I love my church. I attend a Moms bible study which is geared towards stay at home moms and their young children. Today was so awesome. A lot better than usual in my opinion. A woman who does inner city outreach shared about the things she does with the homeless, with the dealers, with the strippers and the hookers. She gave us suburban middle classed have enough money that we dont have to work dressed in our trendy fashions latte sippin moms an insight into her world and invited us to join her on whatever level we wanted to. Our origional plans for the next time we met was to bring a pair of earings or a bracelet to do a gift swap with each other but after hearing this woman talk about how touched these women she encountered are to get the smallest gift, we decided to step it up and give all the gifts to the strippers and hookers. I Love my life and want the steril safe environment I created to stay intact on a lot of days. I would love my daughters to not know the ugly side of life and often I am too tired and overwhelmed with the Others in my life to look across the street to the person in the ditch. When I see them, then I have the pressure of reaching and streatching some more and I admit most days I just would rather avoid all that.
Now I have had a heart for strippers for a long time and wanted to get involved with the out reach to them. I plan to try to make the next outreach on December 21st but when I got home Kenneth said he wanted to go get a pair of shoes and some shirts. I got pumped and told him I was coming because I needed to get a Christmas present for a hooker!

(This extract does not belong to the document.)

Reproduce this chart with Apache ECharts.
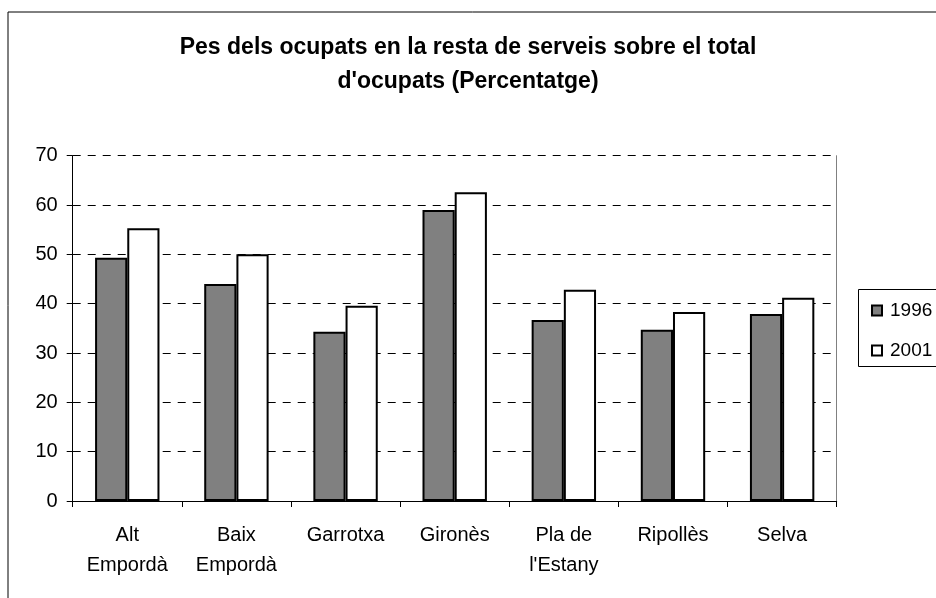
<!DOCTYPE html>
<html>
<head>
<meta charset="utf-8">
<script src="https://cdn.jsdelivr.net/npm/echarts@6/dist/echarts.min.js"></script>
<style>
  html, body { margin: 0; padding: 0; background: #fff; }
  #chart { width: 936px; height: 598px; }
</style>
</head>
<body>
<div id="chart"></div>
<script>
// dades llegides del gràfic
var comarques = ["Alt\nEmpordà", "Baix\nEmpordà", "Garrotxa", "Gironès", "Pla de\nl'Estany", "Ripollès", "Selva"];
var anys = ["1996", "2001"];
var valors1996 = [49.3, 44.0, 34.3, 59.0, 36.7, 34.7, 37.9];
var valors2001 = [55.3, 50.0, 39.6, 62.6, 42.8, 38.3, 41.2];

var fontFamily = "'Liberation Sans', Arial, sans-serif";

var chartDom = document.getElementById("chart");
var myChart = echarts.init(chartDom);

var option = {
  animation: false,
  backgroundColor: "#fff",
  textStyle: { fontFamily: fontFamily, color: "#000" },
  title: {
    text: "Pes dels ocupats en la resta de serveis sobre el total\nd'ocupats (Percentatge)",
    left: "center",
    top: 26,
    textStyle: {
      fontFamily: fontFamily,
      fontSize: 23,
      fontWeight: "bold",
      color: "#000",
      lineHeight: 34
    }
  },
  legend: {
    data: anys,
    orient: "vertical",
    left: 866,
    top: 296,
    itemWidth: 10,
    itemHeight: 10,
    itemGap: 21,
    icon: "rect",
    textStyle: { fontFamily: fontFamily, fontSize: 19, lineHeight: 18, color: "#000", padding: [0, 0, 0, 3] }
  },
  grid: {
    left: 72.7,
    right: 99.3,
    top: 155.7,
    bottom: 97
  },
  xAxis: {
    type: "category",
    data: comarques,
    axisLine: { lineStyle: { color: "#000", width: 1 } },
    axisTick: { show: true, length: 6, lineStyle: { color: "#000" } },
    axisLabel: {
      color: "#000",
      fontFamily: fontFamily,
      fontSize: 20,
      lineHeight: 30,
      margin: 19,
      interval: 0
    }
  },
  yAxis: [
    {
      type: "value",
      min: 0,
      max: 70,
      interval: 10,
      axisLine: { show: true, lineStyle: { color: "#000", width: 1 } },
      axisTick: { show: true, length: 6, lineStyle: { color: "#000" } },
      axisLabel: { color: "#000", fontFamily: fontFamily, fontSize: 20, margin: 15 },
      splitLine: { show: true, lineStyle: { color: "#000", type: [8, 7], width: 1 } }
    },
    {
      type: "value",
      position: "right",
      min: 0,
      max: 70,
      interval: 10,
      axisLine: { show: true, lineStyle: { color: "#808080", width: 1 } },
      axisTick: { show: false },
      axisLabel: { show: false },
      splitLine: { show: false }
    }
  ],
  series: [
    {
      name: anys[0],
      type: "bar",
      data: valors1996,
      barGap: "0%",
      barCategoryGap: "41%",
      itemStyle: { color: "#808080", borderColor: "#000", borderWidth: 2 }
    },
    {
      name: anys[1],
      type: "bar",
      data: valors2001,
      itemStyle: { color: "#fff", borderColor: "#000", borderWidth: 2 }
    }
  ],
  graphic: [
    {
      type: "rect",
      shape: { x: 8, y: 12, width: 1000, height: 1000 },
      style: { fill: "none", stroke: "#000", lineWidth: 1 },
      silent: true,
      z: -1
    },
    {
      type: "rect",
      shape: { x: 858.5, y: 289.5, width: 200, height: 77 },
      style: { fill: "none", stroke: "#000", lineWidth: 1 },
      silent: true
    }
  ]
};

myChart.setOption(option);
</script>
</body>
</html>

Bless his heart, he tries to understand me. He thought the stuff I bought was too hookerish and I should get them something more modest but I think I did good. I also spent a bit extra on a lovely velvet gift box. He asked who the gift box was for and when I told him the hooker he tried to stop me but after 10 years together, he reconizes unstoppable passion in me when he sees it. I need my boat rocked sometimes. I need to see that the more I stretch the farther I can reach. I have to face the ugly to appreciate the Beauty.

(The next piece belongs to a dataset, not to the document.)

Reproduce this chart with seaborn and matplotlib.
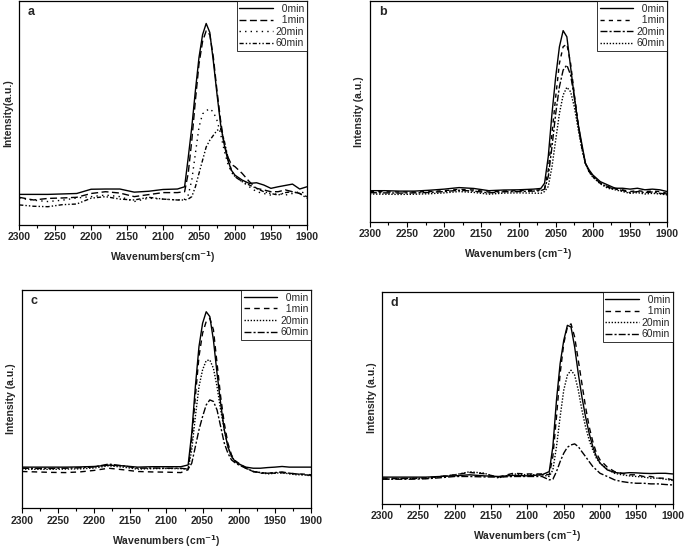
import matplotlib
matplotlib.use("Agg")
import matplotlib.pyplot as plt
from matplotlib.ticker import MultipleLocator
import seaborn as sns
import pandas as pd

sns.set_theme(style="ticks")
plt.rcParams['font.family'] = ['Liberation Sans', 'DejaVu Sans']

# wavenumber grid (cm-1), shared by all panels
wn = [2300, 2280, 2260, 2240, 2220, 2200, 2180, 2160, 2140, 2120, 2100, 2080, 2070,
      2065, 2060, 2055, 2050, 2045, 2040, 2035, 2030, 2025, 2020, 2015, 2010, 2005,
      2000, 1990, 1980, 1970, 1960, 1950, 1940, 1930, 1920, 1910, 1900]

times = ["0min", "1min", "20min", "60min"]
# legend labels padded so the text sits right-aligned like the original
labels = ["  0min", "  1min", "20min", "60min"]

# panel a
a_0 = [13.6, 13.6, 13.6, 13.8, 14.0, 15.9, 16.0, 16.0, 14.6, 15.0, 15.8, 16.0, 17.0, 30.0, 43.7, 60.0, 74.8, 85.0, 90.0, 86.0, 73.0, 58.5, 45.0, 36.0, 29.0, 24.4, 22.2, 20.0, 18.5, 18.8, 17.8, 16.3, 17.0, 17.6, 18.2, 16.0, 17.0]
a_1 = [12.3, 11.1, 11.8, 12.0, 12.3, 14.0, 14.8, 14.2, 12.6, 13.5, 14.4, 14.4, 14.8, 23.0, 37.8, 55.6, 71.9, 82.0, 86.7, 85.0, 74.8, 60.0, 46.7, 36.0, 30.4, 27.0, 26.0, 23.0, 19.3, 16.3, 15.6, 14.8, 14.8, 15.6, 14.8, 14.0, 12.6]
a_20 = [11.9, 11.0, 10.4, 11.0, 12.0, 12.6, 13.3, 12.6, 10.4, 11.9, 11.5, 11.1, 11.4, 13.3, 20.0, 31.9, 43.7, 49.6, 51.0, 51.9, 50.4, 46.7, 40.7, 33.3, 27.4, 23.5, 21.5, 19.3, 17.0, 14.8, 14.0, 13.3, 14.0, 13.3, 14.0, 14.8, 14.0]
a_60 = [8.9, 8.3, 8.1, 9.0, 9.3, 11.9, 12.6, 11.5, 11.1, 12.3, 11.5, 11.1, 11.1, 11.5, 12.6, 17.0, 23.0, 28.9, 34.8, 37.8, 40.0, 42.2, 43.0, 37.8, 30.4, 24.4, 21.5, 19.3, 17.8, 16.3, 14.8, 14.0, 13.3, 14.4, 14.8, 14.0, 11.9]

# panel b
b_0 = [14.0, 14.0, 13.8, 13.8, 14.2, 14.7, 15.4, 15.0, 14.0, 14.3, 14.4, 14.7, 15.0, 17.4, 29.5, 49.0, 65.7, 79.3, 86.6, 83.8, 70.2, 56.6, 44.6, 35.5, 26.4, 23.4, 21.1, 18.1, 16.6, 15.1, 15.1, 14.7, 15.1, 14.4, 14.7, 14.4, 13.6]
b_1 = [13.6, 13.5, 13.4, 13.4, 13.6, 14.0, 14.6, 14.3, 13.4, 13.8, 14.0, 14.2, 14.4, 15.0, 23.4, 40.0, 56.6, 71.8, 79.3, 80.5, 71.8, 58.0, 44.6, 34.0, 26.4, 22.7, 20.4, 17.4, 15.9, 15.1, 14.4, 13.6, 14.0, 13.6, 13.8, 13.6, 12.8]
b_20 = [13.1, 13.0, 12.9, 13.0, 13.2, 13.6, 14.2, 13.8, 13.0, 13.5, 13.6, 13.8, 14.0, 14.7, 20.4, 34.0, 49.0, 61.2, 68.7, 71.0, 66.5, 56.6, 44.6, 34.0, 26.4, 22.7, 20.4, 17.4, 15.6, 14.7, 14.1, 13.1, 13.6, 13.1, 13.4, 12.8, 12.5]
b_60 = [12.5, 12.4, 12.3, 12.4, 12.6, 13.0, 13.6, 13.2, 12.4, 12.9, 13.0, 12.9, 12.8, 13.6, 15.9, 24.9, 37.0, 49.0, 57.4, 60.9, 58.9, 52.1, 42.3, 33.2, 26.4, 22.4, 20.1, 17.1, 15.1, 14.4, 13.6, 12.8, 13.1, 12.5, 12.8, 12.5, 12.1]

# panel c
c_0 = [18.8, 18.8, 18.8, 18.8, 18.9, 19.1, 19.7, 19.4, 18.8, 19.0, 19.0, 19.0, 19.8, 34.4, 55.7, 74.0, 84.7, 90.0, 87.8, 77.0, 61.8, 48.0, 35.9, 28.2, 23.7, 21.4, 20.3, 18.8, 18.3, 18.3, 18.6, 18.8, 19.1, 18.8, 18.8, 18.8, 18.8]
c_1 = [16.8, 16.6, 16.4, 16.3, 16.6, 17.3, 18.3, 17.6, 16.8, 16.6, 16.5, 16.3, 17.6, 31.3, 51.1, 69.5, 80.2, 85.5, 87.0, 81.7, 66.4, 51.1, 38.9, 29.8, 24.4, 21.8, 20.6, 18.3, 16.8, 16.0, 16.2, 16.0, 16.2, 16.0, 15.7, 15.6, 15.3]
c_20 = [17.9, 17.8, 17.8, 17.9, 18.0, 18.4, 19.4, 18.8, 17.9, 18.1, 18.2, 18.1, 17.9, 26.7, 42.0, 55.7, 63.4, 67.6, 67.9, 64.1, 55.7, 45.0, 35.9, 28.2, 23.7, 21.4, 20.3, 18.3, 16.8, 16.3, 15.7, 16.0, 16.3, 15.7, 15.3, 15.3, 14.8]
c_60 = [18.3, 18.2, 18.2, 18.3, 18.5, 18.9, 20.2, 19.4, 18.3, 18.4, 18.3, 18.3, 17.9, 20.6, 28.2, 35.9, 42.0, 47.3, 49.6, 48.9, 45.0, 37.4, 29.8, 25.2, 22.1, 20.8, 19.8, 18.3, 16.8, 16.3, 16.0, 16.3, 16.6, 16.0, 15.7, 15.3, 15.1]

# panel d
d_0 = [12.6, 12.6, 12.6, 12.6, 12.9, 13.2, 13.7, 13.2, 12.9, 13.4, 13.2, 13.7, 15.2, 27.0, 49.0, 66.2, 77.2, 84.3, 83.5, 74.1, 61.5, 50.5, 41.1, 33.3, 27.0, 22.3, 19.2, 16.0, 14.8, 14.4, 14.7, 14.6, 14.4, 14.3, 14.4, 14.4, 14.1]
d_1 = [12.1, 12.0, 12.0, 12.2, 12.9, 13.7, 14.8, 14.2, 12.6, 14.4, 14.1, 14.1, 13.7, 22.3, 41.1, 61.5, 75.7, 83.5, 85.0, 78.8, 67.8, 56.8, 45.8, 36.4, 29.4, 23.9, 20.7, 17.3, 15.2, 14.4, 13.7, 13.7, 12.9, 12.9, 12.1, 12.1, 11.3]
d_20 = [11.6, 11.8, 12.0, 12.0, 12.8, 13.7, 15.1, 14.5, 12.2, 14.1, 13.7, 13.7, 12.9, 16.0, 27.0, 41.1, 53.7, 60.8, 63.1, 60.8, 53.7, 44.3, 36.4, 30.1, 25.4, 21.5, 19.2, 16.3, 14.4, 13.7, 13.2, 12.9, 12.6, 12.1, 12.1, 11.6, 11.0]
d_60 = [11.6, 11.6, 11.6, 11.8, 12.3, 12.9, 12.9, 12.7, 12.6, 12.9, 12.9, 12.9, 11.3, 11.6, 15.2, 19.9, 23.9, 26.7, 27.8, 28.3, 27.0, 24.6, 22.3, 19.9, 17.6, 16.0, 14.4, 12.9, 11.3, 10.5, 10.0, 9.7, 9.7, 9.4, 9.4, 9.1, 8.9]

# dash patterns per panel (0, 1, 20, 60 min)
dash_a = ["", (5, 2.5), (1, 3), (3, 1.5, 1, 1.5, 1, 1.5)]
dash_b = ["", (3, 3), (5, 1.5, 1.5, 1.5), (1, 1.2)]
dash_cd = ["", (4, 3), (1, 1.2), (5, 1.5, 1.5, 1.5)]

panels = [
    ("a", [a_0, a_1, a_20, a_60], dash_a, [0.028, 0.589, 0.420, 0.409],
     "Intensity(a.u.)", "Wavenumbers(cm$^{\\mathbf{-1}}$)"),
    ("b", [b_0, b_1, b_20, b_60], dash_b, [0.540, 0.595, 0.434, 0.403],
     "Intensity (a.u.)", "Wavenumbers (cm$^{\\mathbf{-1}}$)"),
    ("c", [c_0, c_1, c_20, c_60], dash_cd, [0.032, 0.071, 0.422, 0.399],
     "Intensity (a.u.)", "Wavenumbers (cm$^{\\mathbf{-1}}$)"),
    ("d", [d_0, d_1, d_20, d_60], dash_cd, [0.558, 0.079, 0.424, 0.387],
     "Intensity (a.u.)", "Wavenumbers (cm$^{\\mathbf{-1}}$)"),
]

fig = plt.figure(figsize=(6.85, 5.47), dpi=100)

for letter, series, dashes, pos, ylab, xlab in panels:
    ax = fig.add_axes(pos)
    df = pd.concat([pd.DataFrame({"wn": wn, "I": s, "t": lab})
                    for s, lab in zip(series, labels)])
    sns.lineplot(data=df, x="wn", y="I", style="t", style_order=labels,
                 dashes=dashes, color="black", linewidth=1.0,
                 estimator=None, sort=False, ax=ax)
    ax.set_xlim(2300, 1900)
    ax.set_ylim(0, 100)
    ax.xaxis.set_major_locator(MultipleLocator(50))
    ax.xaxis.set_minor_locator(MultipleLocator(25))
    ax.tick_params(axis="x", which="major", direction="out", length=3.5,
                   width=0.8, labelsize=7.5, pad=2, color="black")
    ax.tick_params(axis="x", which="minor", direction="out", length=2,
                   width=0.8, color="black")
    ax.set_yticks([])
    for lbl in ax.get_xticklabels():
        lbl.set_fontweight("bold")
    for sp in ax.spines.values():
        sp.set_visible(True)
        sp.set_color("black")
        sp.set_linewidth(0.9)
    ax.set_ylabel(ylab, fontsize=7.5, fontweight="bold", labelpad=4)
    ax.set_xlabel(xlab, fontsize=7.5, fontweight="bold", labelpad=5)
    ax.text(0.03, 0.95, letter, transform=ax.transAxes, fontsize=9,
            fontweight="bold", ha="left", va="center")
    leg = ax.legend(loc="upper right", borderaxespad=0, fontsize=7.5,
                    frameon=True, fancybox=False, handlelength=3.2,
                    handletextpad=0.3, labelspacing=0.15, borderpad=0.25)
    leg.get_frame().set_edgecolor("black")
    leg.get_frame().set_linewidth(0.7)

fig.savefig("out.png", dpi=100)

God has given me so much beauty for ashes and pulled me out of so much ugly and I KNOW He did not do that for me to just settle into comfort and a world of nice. He did it so I can shine my light to someone like who I was so they can become the trend wearing latte drinking girl I have become. I do often feel like I am uncomfortable in my skin and while I know I have issues to work out I also think that can be the itch of comfort. We think comfort is good but I think it is deceptive. Was Jesus ever comfortable? Then why should I strive for that to be the norm. God knows my hooker's name. I pray she experiences the love of Christ. Tonight as it dips into the mid 40s and when she gets my pretty velvet box. That's what I'm talkin bout, baby.